The move follows the three jurisdictions’ fight against an amendment made by the British parliament that would have forced them to open their registers to the UK.
Despite the apparent U-turn, Joe Moynihan, chief executive of Jersey Finance, the island’s promotional body for the financial services industry, told International Adviser that the decision came from the government’s intention to “maintain our equivalence status with the EU”.
Focus on international relationships
“Our logic for our position a few months ago was around a number of things,” Moynihan said. “We don’t necessarily believe that public access to information on our beneficial ownership registry will resolve all of the issues that certain people think it will do.
“We maintain the view that we have a stronger register than many jurisdictions, on the basis that we’ve had it for many years, on the basis that the people in the registry are regulated to a very high level and our registry fits within the international standards setters criteria of being accurate, adequate and timely.
“But we’ve also been aware that changes are happening on a continuous basis and certainly the EU’s Fifth Anti Money Laundering Directive (AMLD5) is an issue of maintaining our EU equivalence and on that basis we want to ensure that we implement it.”
Moynihan also told IA that the push against the British government’s amendments was a matter of jurisdiction.
“The UK doesn’t have the authority to legislate for the Channel Islands or the Isle of Man, we make our own legislation. This is a policy decision by our government based on the EU not based on the UK.”
The move by the crown dependencies will ensure they comply with AMLD5, which was published in June 2018 and gave jurisdictions 18 month to translate it into domestic law.
The directive focuses on enhanced powers for direct access to information and further transparency on beneficial ownership information and trusts.
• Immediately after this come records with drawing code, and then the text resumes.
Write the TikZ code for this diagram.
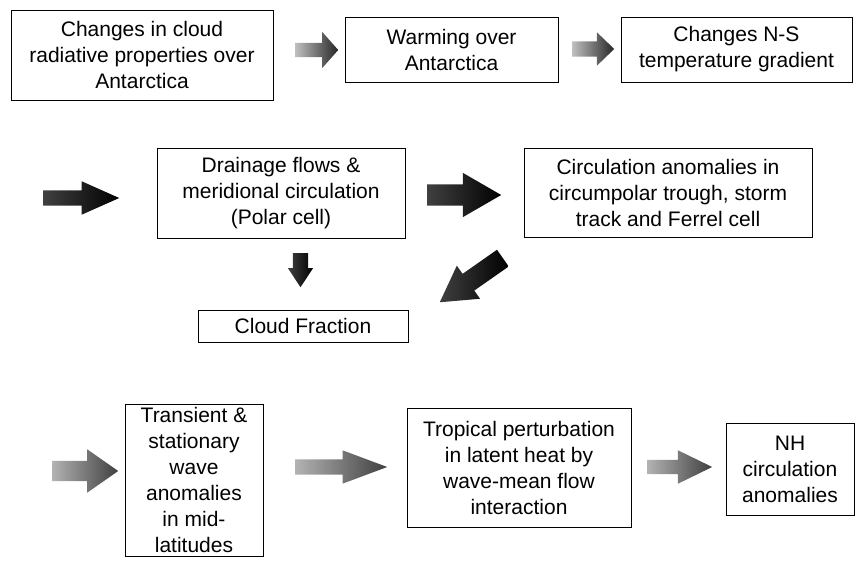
\documentclass[tikz,border=0pt]{standalone}
\usepackage{fontspec}
\setmainfont{Liberation Sans}
\usetikzlibrary{shapes.arrows}

\tikzset{
  box/.style={draw, line width=0.9pt, align=center, inner sep=0pt,
    font=\fontsize{21}{26}\selectfont},
  fatarrow/.style={single arrow, draw=none, inner xsep=0pt, anchor=tail, shape border uses incircle=false},
  shaftw/.style={inner ysep=#1/2},
  lightarrow/.style={fatarrow, left color=gray!50, right color=black!85},
  darkarrow/.style={fatarrow, left color=black!75, right color=black},
  midarrow/.style={fatarrow, left color=gray!60, right color=black!75}
}

\begin{document}
\begin{tikzpicture}[x=1pt, y=-1pt]
    \useasboundingbox (0,0) rectangle (855,561);
    % top row
    \node[box, minimum width=262, minimum height=90] (cloudrad) at (142,55) {Changes in cloud\\radiative properties over\\Antarctica};
    \node[box, minimum width=213, minimum height=65] (warming) at (451.5,49.5) {Warming over\\Antarctica};
    \node[box, minimum width=231, minimum height=65] (gradient) at (736.5,49.5) {Changes N-S\\temperature gradient};
    \node[lightarrow, shaftw=14, minimum height=43, single arrow head extend=11, single arrow tip angle=97] (arrA) at (295,50) {};
    \node[lightarrow, shaftw=15, minimum height=42, single arrow head extend=9, single arrow tip angle=88] (arrB) at (572,49) {};
    % middle row
    \node[box, minimum width=248, minimum height=90] (drainage) at (281,193) {Drainage flows \&\\meridional circulation\\(Polar cell)};
    \node[box, minimum width=288, minimum height=89] (circanom) at (668,192.5) {Circulation anomalies in\\circumpolar trough, storm\\track and Ferrel cell};
    \node[box, minimum width=210, minimum height=32] (cloudfrac) at (303,326) {Cloud Fraction};
    \node[darkarrow, shaftw=15, minimum height=76, single arrow head extend=9, single arrow tip angle=48] (arrC) at (43,198) {};
    \node[darkarrow, shaftw=21, minimum height=74, single arrow head extend=11.5, single arrow tip angle=60] (arrD) at (427,195) {};
    \node[darkarrow, shaftw=15, minimum height=34, single arrow head extend=5, single arrow tip angle=67, rotate=-90] (arrE) at (300.5,253) {};
    \node[darkarrow, shaftw=20, minimum height=77, single arrow head extend=10, single arrow tip angle=60, rotate=215] (arrF) at (503,258) {};
    % bottom row
    \node[box, minimum width=138, minimum height=152] (transient) at (194,480) {Transient \&\\stationary\\wave\\anomalies\\in mid-\\latitudes};
    \node[box, minimum width=224, minimum height=119] (tropical) at (519,467.5) {Tropical perturbation\\in latent heat by\\wave-mean flow\\interaction};
    \node[box, minimum width=128, minimum height=92] (nhcirc) at (790,469) {NH\\circulation\\anomalies};
    \node[midarrow, shaftw=20, minimum height=66, single arrow head extend=11.5, single arrow tip angle=70] (arrG) at (52,471) {};
    \node[midarrow, shaftw=15, minimum height=92, single arrow head extend=9, single arrow tip angle=41] (arrH) at (295,467) {};
    \node[midarrow, shaftw=14, minimum height=65, single arrow head extend=9.5, single arrow tip angle=52] (arrI) at (647,467) {};
\end{tikzpicture}
\end{document}
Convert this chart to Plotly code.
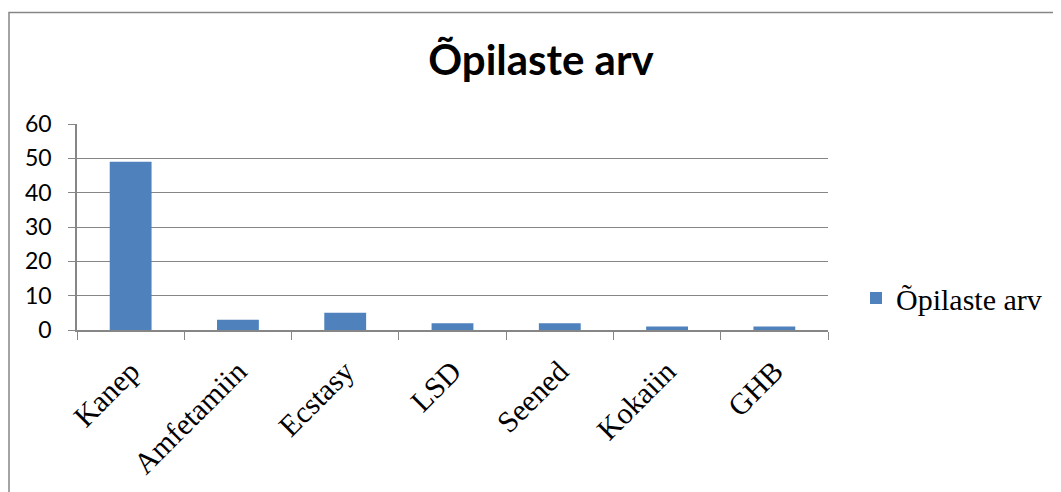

Jersey, Guernsey and the Isle of Man have agreed on three key steps for the islands’ registers:
- The interconnection of the islands’ registers of beneficial ownership of companies with those within the EU for access by law enforcement authorities and financial intelligence units;
- Access for financial service businesses and certain other prescribed businesses for corporate due diligence purposes;
- Public access aligned to the approach taken in the EU Directive.
Guernsey chief minister Gavin St Pier said: “Guernsey has stated repeatedly that we would move to a public register of beneficial ownership as that becomes an international norm. We are publishing a detailed action plan to demonstrate how Guernsey will respond to global developments in regard to beneficial ownership over the next couple of years. It will also help understanding of our commitments and approach.
“The action plan also reinforces our message that it is for Guernsey to determine its own policy position. We will never compromise the high standard of our register, which is populated by verified up-to-date data, by the adoption of an inferior model. Our action plan will ensure that our register and corporate regulation continues to set a standard for larger jurisdictions to follow.”
Complying with international rules
Stuart Platt Ransom, chief executive at Oak Group, said that while there is a case for keeping beneficial ownership registers semi-private – available to tax authorities but not the public – transparency should follow international protocols.
The fund administration firm boss said: “The current registers are not secret as they are available to the authorities if needed. There were real and justifiable reasons why beneficial ownership registers were private. These structures and companies are ordinarily not private for tax driven reasons, contrary to what the groups lobbying for this public register claim.
“I think the real crux of this is quite simple. If, and to the extent, global protocol calls for this transparency then that’s fine and just. However, our registers are populated accurately by licensed and regulated trust and company service providers. It’s a regulatory requirement to do this accurately.”
Ransom also criticised the UK’s attempt at making the crown dependencies’ registers public, echoing the jurisdictions’ sentiments back in March 2019, claiming that the UK register is not as up to par.
“In the UK, for example, this is not the case as the information given to Companies House [the UK’s business register] regarding beneficial ownership is not vetted by anyone and, as such, the information is pointless and worthless,” he added. “Have a look at how many companies one Mickey Mouse owns!
“The crown dependencies are already ahead of the curve on transparency and comply with the latest international legislation and regulations. The standards that we are already held to is far greater than other jurisdictions. The important thing is that the crown dependencies are on an equal footing to other jurisdictions, that is what is fair and just. There has to be an even playing field.”
The chief minister of the Isle of Man, Howard Quayle, said: “The Isle of Man has a longstanding, and independently verified, track record of meeting international standards. EU Member States’ implementation of public registers creates a clear direction of travel.
“It is in all our strategic interests and our standing as responsible jurisdictions to commit to further developing the accessibility and transparency of our register of beneficial ownership for companies. The EU’s review in 2022 gives us the opportunity to follow best practice and implement a register that meets the principles of the Fifth Money Laundering Directive.”
Similarly, Ian Gorst, Jersey’s external relations minister, claimed that the islands were taking a “leadership role” in putting forward these regulatory stages and that the move should push other states to raise the bar.
“We hope to encourage other jurisdictions to raise their own standards, particularly in relation to the verification of data and the regulation of the financial services sector,” he added.